In November 2008 the average value of the Australian dollar was around 65c, by November 2009 it was up to 91c, in February 2011 it was around one dollar and it remains around about 89c or 90c, which I saw on the TV last night. This is an extraordinary sustained period of a very high dollar, and it has played havoc with the manufacturing sector. It is not just the fact that the dollar is so high but the fact that it is so volatile. It has increased some sectors by as much as 30 per cent. Our exporters and producers have been hit very hard, and they are struggling and often unable to compete with the cheaper imports. But, of course, what this government's approach is doing is not to deal with the problem but to stand in the way of a solution by not wanting to work with industry to secure the future.

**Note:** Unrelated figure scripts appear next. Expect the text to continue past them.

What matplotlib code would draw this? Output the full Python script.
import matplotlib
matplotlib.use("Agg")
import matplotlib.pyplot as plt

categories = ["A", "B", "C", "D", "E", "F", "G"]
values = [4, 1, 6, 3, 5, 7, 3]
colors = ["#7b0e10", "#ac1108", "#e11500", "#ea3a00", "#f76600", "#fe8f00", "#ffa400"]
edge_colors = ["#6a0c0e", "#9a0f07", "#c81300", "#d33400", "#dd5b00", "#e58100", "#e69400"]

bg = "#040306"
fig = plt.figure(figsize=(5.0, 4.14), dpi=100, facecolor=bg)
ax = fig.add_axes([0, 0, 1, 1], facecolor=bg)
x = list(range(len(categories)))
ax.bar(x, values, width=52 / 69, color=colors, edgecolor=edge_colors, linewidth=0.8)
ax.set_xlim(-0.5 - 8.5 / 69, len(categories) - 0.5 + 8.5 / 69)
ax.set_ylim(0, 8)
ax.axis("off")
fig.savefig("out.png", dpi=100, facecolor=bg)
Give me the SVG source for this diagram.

The Productivity Commission is very big on making the point that particular sectors of the economy, in its view, get far too much support from government. For instance, some ridiculous figures are often cited in regard to what the Productivity Commission regards as the cash transfers in the automotive industry. It claims the figure is $1.1 billion; it includes tariff support in that. But the actual value of the sector is around $21 billion, as I was reminded by an article in The Conversation this morning which draws our attention to these figures. What the government also fails to acknowledge is that there are many sectors that have secure government support. I quote from the article in The Conversation this morning, which refers to the ATO's recent annual report about the value of tax foregone in various industries:
The 2013 report showed the superannuation industry received A$33 billion worth of tax concessions. This tax foregone was made up of the contributions on superannuation which … only taxed at 15%, and concessional tax on capital gains paid by super funds, which is also taxed at 15% … Then there is the $1.5 billion private health insurance rebate; or the $4 billion mining diesel fuel rebate. These are not classified by the Productivity Commission as industry assistance—
which, by any normal measure, you would have to say would be difficult to explain. The simple point I am making here is that governments need to provide support to industry. They make choices all the time. There is no talk in this government about removing any of those other concessions but, when it comes to providing support for industry to be able to modernise, this government says that is corporate welfare.
Of course, what the government is in the business of doing in that process is actually standing in the way of innovation. This government is not in the business of assisting innovation. It is not in the business of providing support for science, research and innovation. It has no jobs plan. While it is telling business to compete and modernise on its own, we know that governments around the world provide support to their industries to make the necessary changes to secure prosperity for the future. What we have is a government that says that some industries are more worthy than others. The government will support some industries, but it will not support manufacturing, it will not support industry being able to transform itself and it is even failing to understand how significant the consequences of its own policies are.
What we are seeing today is yet another example of a backward-looking government that wants to betray working people, because it is only through the capacity to secure new investments and new jobs through new technologies that we can ensure that prosperity is spread throughout this country. The alternative is pretty straightforward. There will be winners and losers from this government, but most people will not enjoy the benefits of modernisation. There will be some people who will be forced into less skilled, less secure part-time or casual work, and there will be those who will have no work at all. This is the price that the country will pay for a government that essentially wants to live in the past.